陆之明终于有了个台阶可以下,停在了那里,但嘴里还是骂骂咧咧个不停。
陆遥闭上了眼睛,反反复复那几句话他听了很多年,也忍了很多年。
大逆不道,变态,一事无成,赶紧找个女人结婚,你瞪什麽眼睛?你还有脸瞪眼睛?……
陆遥突然笑了,伸起袖子把脸上的血擦了擦,笑着说:“谢谢叔,”头也不回的往车里走,他看到陆之明被司机拽着,还拼命的给他使眼色,让他快走。
陆遥开着车,到了车库门口,停了下来,他打开了车窗,对着後面不远处的张牙舞爪的陆之明特别平静的说:“你就死了这份心吧,孙子孙女你都不会有,咱们家到我这儿绝後了!”
陆遥一溜烟开出了车库,故意轰了油门,留下了厚重的尾气。
他听见棍子砸在地上的声音,和压抑不住越来越响亮的咳嗽声,开出去一段距离,他看了眼後视镜,陆之明被司机搀着跑到了车库门口,低头在呕。
他笑了,笑得很开心,拽着羽绒服的衣角,往脸上糊了一下,擦了擦血,才系上了安全带,脚踩在油门上。

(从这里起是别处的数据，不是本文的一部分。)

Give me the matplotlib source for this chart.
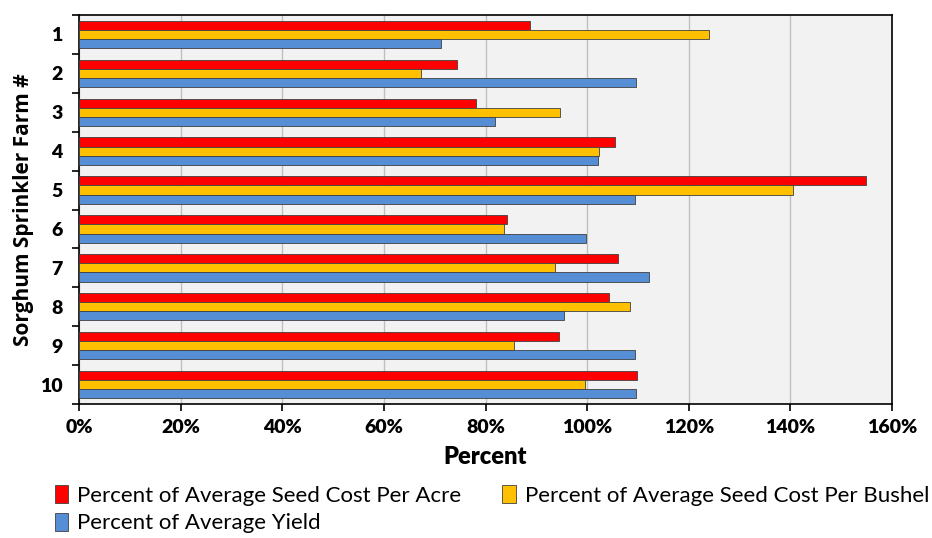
import matplotlib
matplotlib.use("Agg")
import matplotlib.pyplot as plt
import numpy as np
from matplotlib.ticker import FuncFormatter, FixedLocator

farms = ["1", "2", "3", "4", "5", "6", "7", "8", "9", "10"]
seed_cost_acre = [88.7, 74.4, 78.1, 105.4, 154.9, 84.2, 106.0, 104.4, 94.5, 109.8]
seed_cost_bushel = [123.9, 67.4, 94.7, 102.3, 140.6, 83.7, 93.7, 108.5, 85.6, 99.6]
avg_yield = [71.2, 109.6, 81.9, 102.1, 109.4, 99.8, 112.2, 95.4, 109.4, 109.6]
series_names = ["Percent of Average Seed Cost Per Acre",
                "Percent of Average Seed Cost Per Bushel",
                "Percent of Average Yield"]
colors = ["#FF0000", "#FFC000", "#558ED5"]
xticks = [0, 20, 40, 60, 80, 100, 120, 140, 160]

cond = ["Lato", "DejaVu Sans"]

fig = plt.figure(figsize=(9.32, 5.38), dpi=100)
ax = fig.add_axes([79/932, 1-404/538, (892-79)/932, (404-15)/538])
ax.set_facecolor("#F2F2F2")

y = np.arange(len(farms))
h = 0.235
data = [seed_cost_acre, seed_cost_bushel, avg_yield]
bars = []
for i, (vals, c, name) in enumerate(zip(data, colors, series_names)):
    b = ax.barh(y + (i - 1) * h, vals, height=h, color=c, edgecolor="#404040",
                linewidth=0.6, label=name, zorder=3)
    bars.append(b)

ax.set_ylim(len(farms) - 0.5, -0.5)
ax.set_xlim(0, 160)
ax.set_xticks(xticks)
ax.xaxis.set_major_formatter(FuncFormatter(lambda v, p: f"{int(v)}%"))
ax.set_yticks(y)
ax.set_yticklabels(farms)
ax.yaxis.set_minor_locator(FixedLocator(np.arange(-0.5, len(farms), 1)))
ax.tick_params(axis="y", which="major", length=0, pad=12)
ax.tick_params(axis="y", which="minor", length=5, width=1.2, direction="out")
ax.tick_params(axis="x", which="major", length=5, width=1.2, direction="out", pad=6)
for lab in ax.get_xticklabels() + ax.get_yticklabels():
    lab.set_family(cond)
    lab.set_fontweight("heavy")
    lab.set_fontsize(14)

ax.grid(axis="x", color="#BFBFBF", linewidth=1.0, zorder=0)
for s in ax.spines.values():
    s.set_color("black")
    s.set_linewidth(1.2)

ax.set_xlabel("Percent", fontsize=17, fontweight="heavy", family=cond, labelpad=7)
ax.set_ylabel("Sorghum Sprinkler Farm #", fontsize=15, fontweight="bold",
              family=["Open Sans", "DejaVu Sans"], labelpad=4)

handles = [bars[0], bars[2], bars[1]]
labels = [series_names[0], series_names[2], series_names[1]]
leg = fig.legend(handles, labels, ncol=2, loc="upper left",
                 bbox_to_anchor=(55/932, 1-485/538), frameon=False,
                 prop={"family": cond, "size": 16},
                 handlelength=0.6, handleheight=0.85, handletextpad=0.4,
                 columnspacing=1.85, labelspacing=0.33, borderpad=0,
                 borderaxespad=0)

fig.savefig("out.png", dpi=100)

小医院,非常年轻的医生,皮外伤,也就缝两针的事,连麻药都没给打。
陆遥一脸大气,缝,你缝你的,别管我。
很疼,但他似乎感觉不到,沾了血的衣服在走出医院後塞进了垃圾桶,那时天已经黑透了,也不知道是几点,他掏出了手机,点了个头像,看了看,又放下。
想给程树发个消息,又想晾晾他。
知道自己掺和他的事有点过多,但就是忍不住啊。
进展有些快,虽然他老早之前就想亲程树,可还是觉得快了点。
电影里不也总说那个什麽,天雷勾地火,人和人不一样,谈恋爱各有快慢。
这麽想也能说得通。
他把头扣在程树的肩膀上,蹭了蹭,又很快擡起来,眨巴着眼睛和程树对视,半天,憋出了一句话:“我想亲你。”